The solicitation contemplated award of a cost-plus-award-fee contract to provide all materials, services and facilities necessary to perform phased maintenance on three ships, with award to be made to the offeror whose proposal was most advantageous to the government, considering cost and other factors. Offerors were instructed to base their cost proposals on a notional work package of 100 items constituting a standardized list of repairs and alterations, including drydock work. The solicitation also directed offerors to provide detail in their cost proposals on the number of direct labor hours and the cost of materials needed to perform each of these 100 work items.

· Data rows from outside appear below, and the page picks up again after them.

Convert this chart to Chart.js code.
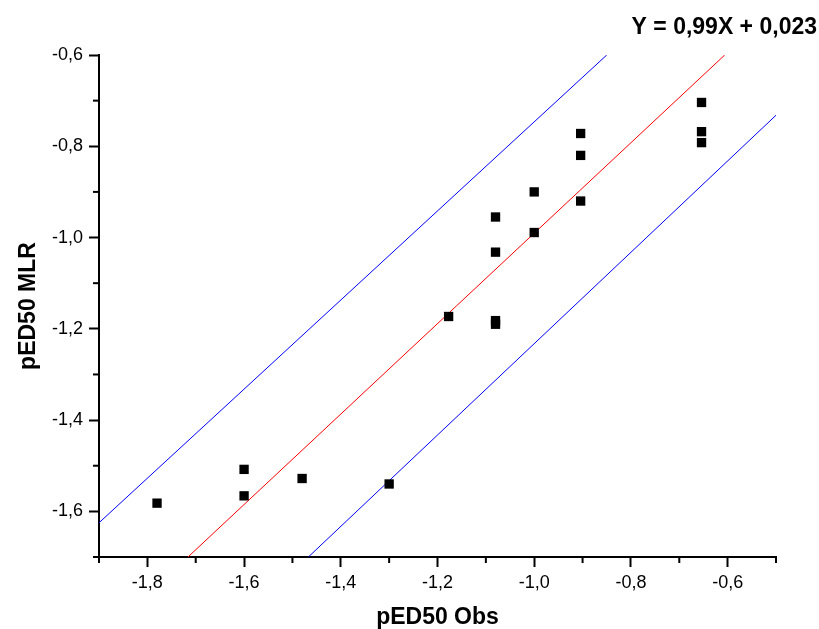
<!DOCTYPE html>
<html>
<head>
<meta charset="utf-8">
<script src="https://cdn.jsdelivr.net/npm/chart.js@4/dist/chart.umd.min.js"></script>
<style>
  html, body { margin: 0; padding: 0; background: #ffffff; }
  #wrap { width: 819px; height: 629px; }
</style>
</head>
<body>
<div id="wrap"><canvas id="c" width="819" height="629"></canvas></div>
<script>
// Observed values (x) and MLR predicted values (y)
const obsX = [-1.78, -1.60, -1.60, -1.48, -1.30, -1.177, -1.08, -1.08, -1.08, -1.08, -1.00, -1.00, -0.904, -0.904, -0.904, -0.654, -0.654, -0.654];
const mlrY = [-1.582, -1.508, -1.566, -1.528, -1.540, -1.173, -0.955, -1.032, -1.182, -1.190, -0.900, -0.989, -0.772, -0.820, -0.920, -0.704, -0.768, -0.792];

// Regression line and confidence band end points
const fitX = [-1.716, -0.606];
const fitY = [-1.70, -0.60];
const upperX = [-1.90, -0.850];
const upperY = [-1.625, -0.60];
const lowerX = [-1.467, -0.50];
const lowerY = [-1.70, -0.732];

const xMin = -1.9, xMax = -0.5, yMin = -1.7, yMax = -0.6, step = 0.1;
const equation = 'Y = 0,99X + 0,023';
const xTitle = 'pED50 Obs';
const yTitle = 'pED50 MLR';

const toPts = (xs, ys) => xs.map((x, i) => ({ x: x, y: ys[i] }));
const isMajor = v => Math.round(v * 10) % 2 === 0;
const fmt = v => isMajor(v) ? v.toFixed(1).replace('.', ',') : '';

const FONT = "'Liberation Sans', Arial, sans-serif";

const minorTicks = {
  id: 'minorTicks',
  afterDraw(chart) {
    const ctx = chart.ctx;
    ctx.save();
    ctx.strokeStyle = '#000';
    ctx.lineWidth = 2;
    const xs = chart.scales.x, ys = chart.scales.y;
    xs.ticks.forEach(t => {
      if (!isMajor(t.value)) {
        const px = xs.getPixelForValue(t.value);
        ctx.beginPath(); ctx.moveTo(px, xs.top); ctx.lineTo(px, xs.top + 6); ctx.stroke();
      }
    });
    ys.ticks.forEach(t => {
      if (!isMajor(t.value)) {
        const py = ys.getPixelForValue(t.value);
        ctx.beginPath(); ctx.moveTo(ys.right, py); ctx.lineTo(ys.right - 6, py); ctx.stroke();
      }
    });
    ctx.restore();
  }
};

const equationText = {
  id: 'equationText',
  afterDraw(chart) {
    const ctx = chart.ctx;
    ctx.save();
    ctx.fillStyle = '#000';
    ctx.font = 'bold 23px ' + FONT;
    ctx.textAlign = 'right';
    ctx.textBaseline = 'alphabetic';
    ctx.fillText(equation, 817, 34);
    ctx.restore();
  }
};

new Chart(document.getElementById('c'), {
  type: 'scatter',
  data: {
    datasets: [
      { label: 'data', data: toPts(obsX, mlrY), backgroundColor: '#000', borderWidth: 0,
        pointStyle: 'rect', pointRadius: 6.6, pointHoverRadius: 6.6 },
      { type: 'line', label: 'fit', data: toPts(fitX, fitY), borderColor: '#ff0000', borderWidth: 1,
        pointRadius: 0, fill: false },
      { type: 'line', label: 'upper', data: toPts(upperX, upperY), borderColor: '#0000ff', borderWidth: 1,
        pointRadius: 0, fill: false },
      { type: 'line', label: 'lower', data: toPts(lowerX, lowerY), borderColor: '#0000ff', borderWidth: 1,
        pointRadius: 0, fill: false }
    ]
  },
  options: {
    responsive: false,
    animation: false,
    layout: { padding: { left: 0, right: 43, top: 55, bottom: 0 } },
    plugins: { legend: { display: false }, tooltip: { enabled: false }, title: { display: false } },
    scales: {
      x: {
        type: 'linear', min: xMin, max: xMax,
        afterFit: s => { s.height = 72; },
        border: { display: true, color: '#000', width: 2 },
        grid: { drawOnChartArea: false, tickLength: 10, tickWidth: 2,
                tickColor: c => (c.tick && isMajor(c.tick.value)) ? '#000' : 'rgba(0,0,0,0)' },
        ticks: { stepSize: step, autoSkip: false, maxRotation: 0, padding: 5, color: '#000',
                 font: { family: FONT, size: 18 }, callback: v => fmt(v) },
        title: { display: true, text: xTitle, color: '#000', padding: { top: 0, bottom: 0 },
                 font: { family: FONT, size: 23, weight: 'bold', lineHeight: 1 } }
      },
      y: {
        type: 'linear', min: yMin, max: yMax,
        afterFit: s => { s.width = 99; },
        border: { display: true, color: '#000', width: 2 },
        grid: { drawOnChartArea: false, tickLength: 10, tickWidth: 2,
                tickColor: c => (c.tick && isMajor(c.tick.value)) ? '#000' : 'rgba(0,0,0,0)' },
        ticks: { stepSize: step, autoSkip: false, padding: 6, color: '#000',
                 font: { family: FONT, size: 18 }, callback: v => fmt(v) },
        title: { display: true, text: yTitle, color: '#000', padding: { top: 17, bottom: 0 },
                 font: { family: FONT, size: 23, weight: 'bold', lineHeight: 1 } }
      }
    }
  },
  plugins: [minorTicks, equationText]
});
</script>
</body>
</html>
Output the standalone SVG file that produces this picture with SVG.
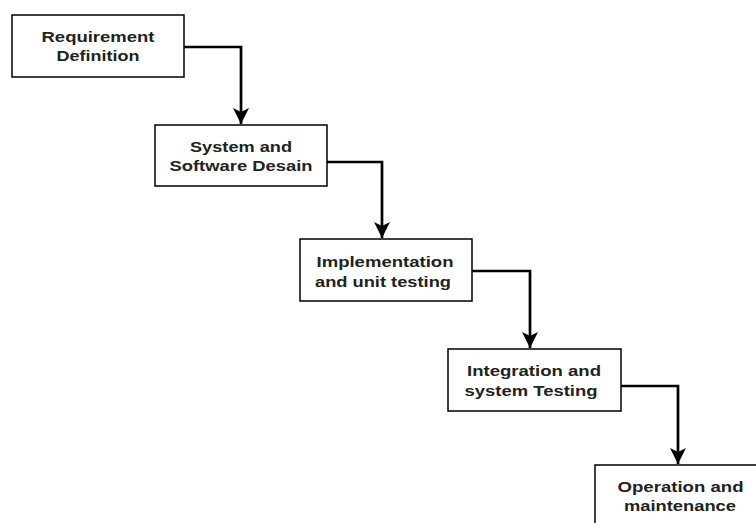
<svg xmlns="http://www.w3.org/2000/svg" width="756" height="523" viewBox="0 0 756 523">
<style>
.box{fill:#fff;stroke:#000;stroke-width:1.5}
.lbl{font-family:"Liberation Sans",Arial,sans-serif;font-weight:bold;font-size:15.5px;fill:#222;text-anchor:middle}
.conn{fill:none;stroke:#000;stroke-width:2.7}
</style>
<defs>
<marker id="arr" markerUnits="userSpaceOnUse" markerWidth="18" markerHeight="18" viewBox="0 0 18 18" refX="16" refY="9" orient="auto">
<path d="M0,1 L16,9 L0,17 L4,9 Z" fill="#000"/>
</marker>
</defs>
<rect width="756" height="523" fill="#fff"/>
<g id="connectors">
<path class="conn" d="M184,47 H241 V124" marker-end="url(#arr)"/>
<path class="conn" d="M327,162 H382 V238" marker-end="url(#arr)"/>
<path class="conn" d="M472,271 H530 V348" marker-end="url(#arr)"/>
<path class="conn" d="M621,386 H678 V464" marker-end="url(#arr)"/>
</g>
<g id="n1">
<rect class="box" x="12" y="15" width="172" height="62"/>
<text class="lbl" x="98" y="42" textLength="113" lengthAdjust="spacingAndGlyphs">Requirement</text>
<text class="lbl" x="98" y="61" textLength="83" lengthAdjust="spacingAndGlyphs">Definition</text>
</g>
<g id="n2">
<rect class="box" x="155" y="125" width="172" height="61"/>
<text class="lbl" x="241" y="152" textLength="102" lengthAdjust="spacingAndGlyphs">System and</text>
<text class="lbl" x="241" y="171" textLength="143" lengthAdjust="spacingAndGlyphs">Software Desain</text>
</g>
<g id="n3">
<rect class="box" x="300" y="239" width="172" height="62"/>
<text class="lbl" x="385" y="267" textLength="137" lengthAdjust="spacingAndGlyphs">Implementation</text>
<text class="lbl" x="383" y="287" textLength="136" lengthAdjust="spacingAndGlyphs">and unit testing</text>
</g>
<g id="n4">
<rect class="box" x="448" y="349" width="173" height="62"/>
<text class="lbl" x="534" y="376" textLength="134" lengthAdjust="spacingAndGlyphs">Integration and</text>
<text class="lbl" x="531" y="396" textLength="133" lengthAdjust="spacingAndGlyphs">system Testing</text>
</g>
<g id="n5">
<rect class="box" x="595" y="465" width="172" height="62"/>
<text class="lbl" x="680.5" y="492" textLength="126" lengthAdjust="spacingAndGlyphs">Operation and</text>
<text class="lbl" x="680" y="511" textLength="112" lengthAdjust="spacingAndGlyphs">maintenance</text>
</g>
</svg>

In evaluating cost proposals, the Navy calculated a labor hour and material cost estimate for each offeror using that offeror's proposed costs for each of the 100 work items in the notional package. In doing so, the Navy adjusted proposed costs with a computer program which accepted an offeror's labor hour and material cost estimates within a predetermined percentage range of the government's estimate, but rejected any such estimate falling outside the range. Where an offeror's estimate for labor or material on one of the 100 items fell outside the range, the Navy approximately "split the difference" between the government's estimate and the offeror's proposed costs. This number was used to calculate an evaluated labor hour or material cost estimate for that item. The Navy then totaled all of the adjusted labor hour and material cost estimates for the 100 work items in the notional work package, together with other costs and adjustments, to calculate an overall evaluated cost to the government for each offeror. After deciding that all offerors were technically equal and that discussions were not necessary, the Navy awarded the contract to Moon as the offeror with the lowest evaluated cost.
Our prior decision sustained the protest on two grounds. First, we concluded that the method used by the Navy to analyze the realism of proposed labor hour and material costs was mechanical and did not satisfy the requirement for an independent analysis of each offeror's proposed costs. Second, we concluded that the Navy unreasonably failed to hold discussions with offerors concerning their cost proposals. Accordingly, we recommended that the Navy reevaluate the cost proposals in order to reasonably determine the extent to which each offeror's proposed costs represent what the contract should cost for that offeror to perform. In addition, we recommended that the agency conduct discussions with the offerors concerning their cost proposals, and request best and final offers (BAFO) from all offerors in the competitive range.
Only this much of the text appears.